🤖 AI Summary
This paper investigates the construction of minimal deterministic suffix automata (DSAs) for regular languages. In a DSA, transition labels are arbitrary-length strings, and its size is defined as the sum of the number of states, the number of transitions, and the total length of all labels. We formally define the DSA model for the first time, propose a DFA-based DSA construction algorithm, and demonstrate that the DSA canonically derived from a minimal DFA is not necessarily globally minimal—revealing an inherent limitation of the standard construction. Furthermore, we prove that the problem of deciding, given a DFA and an integer (k), whether an equivalent DSA of total size at most (k) exists, is NP-complete. Our work establishes the semantic foundations and size metric for DSAs, provides bidirectional conversion algorithms between DSAs and DFAs, and determines the computational complexity lower bound for minimizing DSAs—thereby offering theoretical grounding and practical limits for compact regular language representations.
📝 Abstract
We introduce deterministic suffix-reading automata (DSA), a new automaton model over finite words. Transitions in a DSA are labeled with words. From a state, a DSA triggers an outgoing transition on seeing a word ending with the transition's label. Therefore, rather than moving along an input word letter by letter, a DSA can jump along blocks of letters, with each block ending in a suitable suffix. This feature allows DSAs to recognize regular languages more concisely, compared to DFAs. In this work, we focus on questions around finding a minimal DSA for a regular language. The number of states is not a faithful measure of the size of a DSA, since the transition-labels contain strings of arbitrary length. Hence, we consider total-size (number of states + number of edges + total length of transition-labels) as the size measure of DSAs.

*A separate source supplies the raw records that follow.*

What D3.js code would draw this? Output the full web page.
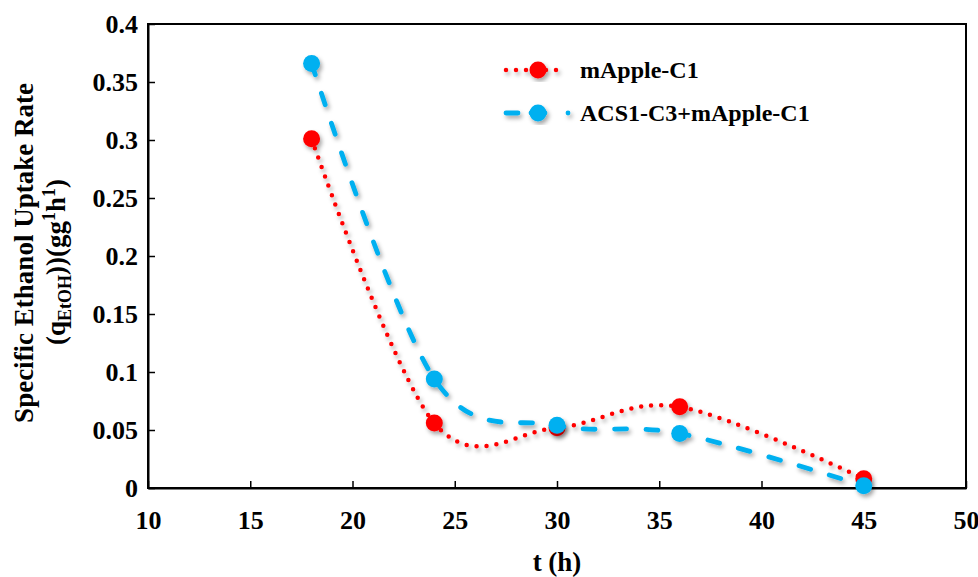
<!DOCTYPE html>
<html>
<head>
<meta charset="utf-8">
<script src="https://cdn.jsdelivr.net/npm/d3@7"></script>
<style>
  html, body { margin: 0; padding: 0; background: #fff; }
  text { font-family: "Liberation Serif", "Times New Roman", serif; font-weight: bold; fill: #000; }
</style>
</head>
<body>
<svg id="chart" width="978" height="577"></svg>
<script>
// Sampling times (h)
const hours = [18, 24, 30, 36, 45];
// Specific ethanol uptake rate per strain
const mAppleC1 = [0.301, 0.056, 0.052, 0.070, 0.008];
const acs1C3mAppleC1 = [0.366, 0.094, 0.054, 0.047, 0.002];
// Axis ticks
const xTicks = [10, 15, 20, 25, 30, 35, 40, 45, 50];
const yTicks = [0, 0.05, 0.1, 0.15, 0.2, 0.25, 0.3, 0.35, 0.4];
const seriesNames = ["mApple-C1", "ACS1-C3+mApple-C1"];

const svg = d3.select("#chart");
const margin = { left: 148, right: 12, top: 24, bottom: 89 };
const W = 978, H = 577;

const x = d3.scaleLinear().domain([10, 50]).range([margin.left, W - margin.right]);
const y = d3.scaleLinear().domain([0, 0.4]).range([H - margin.bottom, margin.top]);

// soft drop shadow for the series
const defs = svg.append("defs");
const f = defs.append("filter").attr("id", "shadow")
  .attr("x", "-20%").attr("y", "-20%").attr("width", "140%").attr("height", "140%");
f.append("feDropShadow").attr("dx", 2).attr("dy", 3).attr("stdDeviation", 2)
  .attr("flood-color", "#000").attr("flood-opacity", 0.35);

// plot frame
svg.append("rect")
  .attr("x", x(10)).attr("y", y(0.4))
  .attr("width", x(50) - x(10)).attr("height", y(0) - y(0.4))
  .attr("fill", "none").attr("stroke", "#000").attr("stroke-width", 2);

// x axis (ticks pointing inward)
const xAxis = d3.axisBottom(x).tickValues(xTicks).tickSizeInner(-7).tickSizeOuter(0)
  .tickFormat(d3.format("d"));
const gx = svg.append("g").attr("transform", `translate(0,${y(0)})`).call(xAxis);
gx.select(".domain").attr("stroke", "#000").attr("stroke-width", 2);
gx.selectAll(".tick line").attr("stroke", "#000").attr("stroke-width", 1.5);
gx.selectAll(".tick text").style("font-size", "26px").attr("y", 41).attr("dy", 0);

// y axis (ticks pointing inward)
const yAxis = d3.axisLeft(y).tickValues(yTicks).tickSizeInner(-7).tickSizeOuter(0).tickPadding(10)
  .tickFormat(d => d === 0 ? "0" : String(+d.toFixed(2)));
const gy = svg.append("g").attr("transform", `translate(${x(10)},0)`).call(yAxis);
gy.select(".domain").attr("stroke", "#000").attr("stroke-width", 2);
gy.selectAll(".tick line").attr("stroke", "#000").attr("stroke-width", 1.5);
gy.selectAll(".tick text").style("font-size", "26px");

// axis titles
svg.append("text").attr("x", (x(10) + x(50)) / 2).attr("y", 571)
  .attr("text-anchor", "middle").style("font-size", "27px").text("t (h)");

svg.append("text").attr("transform", "translate(33,253) rotate(-90)")
  .attr("text-anchor", "middle").style("font-size", "27px")
  .text("Specific Ethanol Uptake Rate");
const l2 = svg.append("text").attr("transform", "translate(65,262) rotate(-90)")
  .attr("text-anchor", "middle").style("font-size", "27px");
l2.append("tspan").text("(q");
l2.append("tspan").attr("dy", 6).style("font-size", "18px").text("EtOH");
l2.append("tspan").attr("dy", -6).text("))(gg");
l2.append("tspan").attr("dy", -10).style("font-size", "18px").text("1");
l2.append("tspan").attr("dy", 10).text("h");
l2.append("tspan").attr("dy", -10).style("font-size", "18px").text("1");
l2.append("tspan").attr("dy", 10).text(")");

// series
const series = [
  { name: seriesNames[0], values: mAppleC1, color: "#FF0000", dash: "0,10", width: 4.5 },
  { name: seriesNames[1], values: acs1C3mAppleC1, color: "#00B0F0", dash: "12,19.5", width: 4.8 }
];

const line = d3.line().x(d => x(d[0])).y(d => y(d[1])).curve(d3.curveCardinal.tension(0));

series.forEach(s => {
  const pts = hours.map((h, i) => [h, s.values[i]]);
  const g = svg.append("g").attr("filter", "url(#shadow)");
  g.append("path").datum(pts).attr("d", line)
    .attr("fill", "none").attr("stroke", s.color).attr("stroke-width", s.width)
    .attr("stroke-dasharray", s.dash).attr("stroke-linecap", "round");
  g.selectAll("circle").data(pts).join("circle")
    .attr("cx", d => x(d[0])).attr("cy", d => y(d[1])).attr("r", 8.5)
    .attr("fill", s.color);
});

// legend
const legendY = [70, 113];
// red: dotted sample through the marker
{
  const s = series[0];
  const g = svg.append("g").attr("filter", "url(#shadow)");
  g.append("path").attr("d", `M506,${legendY[0]}H566`)
    .attr("fill", "none").attr("stroke", s.color).attr("stroke-width", s.width)
    .attr("stroke-dasharray", s.dash).attr("stroke-linecap", "round");
  g.append("circle").attr("cx", 538).attr("cy", legendY[0]).attr("r", 8.5).attr("fill", s.color);
}
// blue: one dash, the marker, and a trailing dot
{
  const s = series[1];
  const g = svg.append("g").attr("filter", "url(#shadow)");
  g.append("path").attr("d", `M506,${legendY[1]}H518`)
    .attr("fill", "none").attr("stroke", s.color).attr("stroke-width", s.width)
    .attr("stroke-linecap", "round");
  g.append("path").attr("d", `M531,${legendY[1]}H545`)
    .attr("fill", "none").attr("stroke", s.color).attr("stroke-width", s.width)
    .attr("stroke-linecap", "round");
  g.append("circle").attr("cx", 538).attr("cy", legendY[1]).attr("r", 8.5).attr("fill", s.color);
  g.append("circle").attr("cx", 568).attr("cy", legendY[1]).attr("r", s.width / 2).attr("fill", s.color);
}
series.forEach((s, i) => {
  svg.append("text").attr("x", 580).attr("y", legendY[i]).attr("dy", "0.35em")
    .style("font-size", "24px").text(s.name);
});
</script>
</body>
</html>
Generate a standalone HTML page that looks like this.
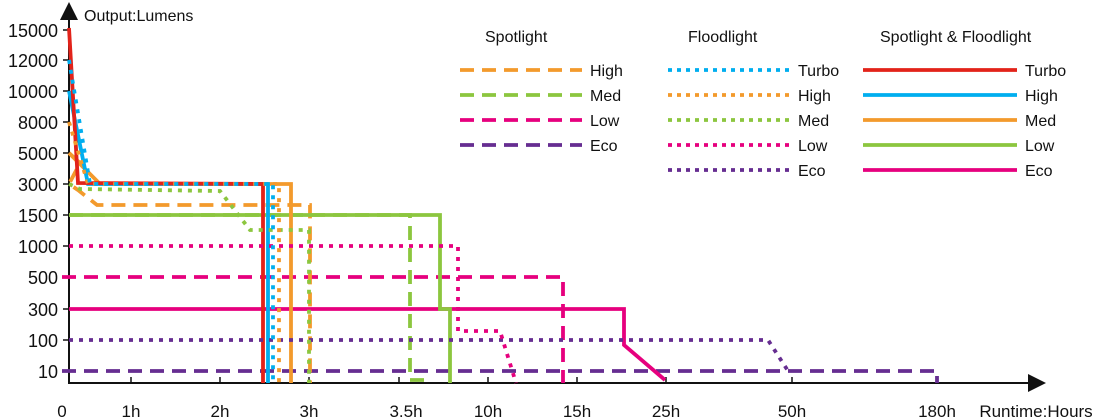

We start by formally defining the model and providing a DSA-to-DFA conversion that allows to compare the expressiveness and succinctness of DSA with related automata models. Our main technical contribution is a method to derive DSAs from a given DFA: a DFA-to-DSA conversion. We make a surprising observation that the smallest DSA derived from the canonical DFA of a regular language L need not be a minimal DSA for L. This observation leads to a fundamental bottleneck in deriving a minimal DSA for a regular language. In fact, we prove that given a DFA and a number k, the problem of deciding if there exists an equivalent DSA of total-size atmost k is NP-complete.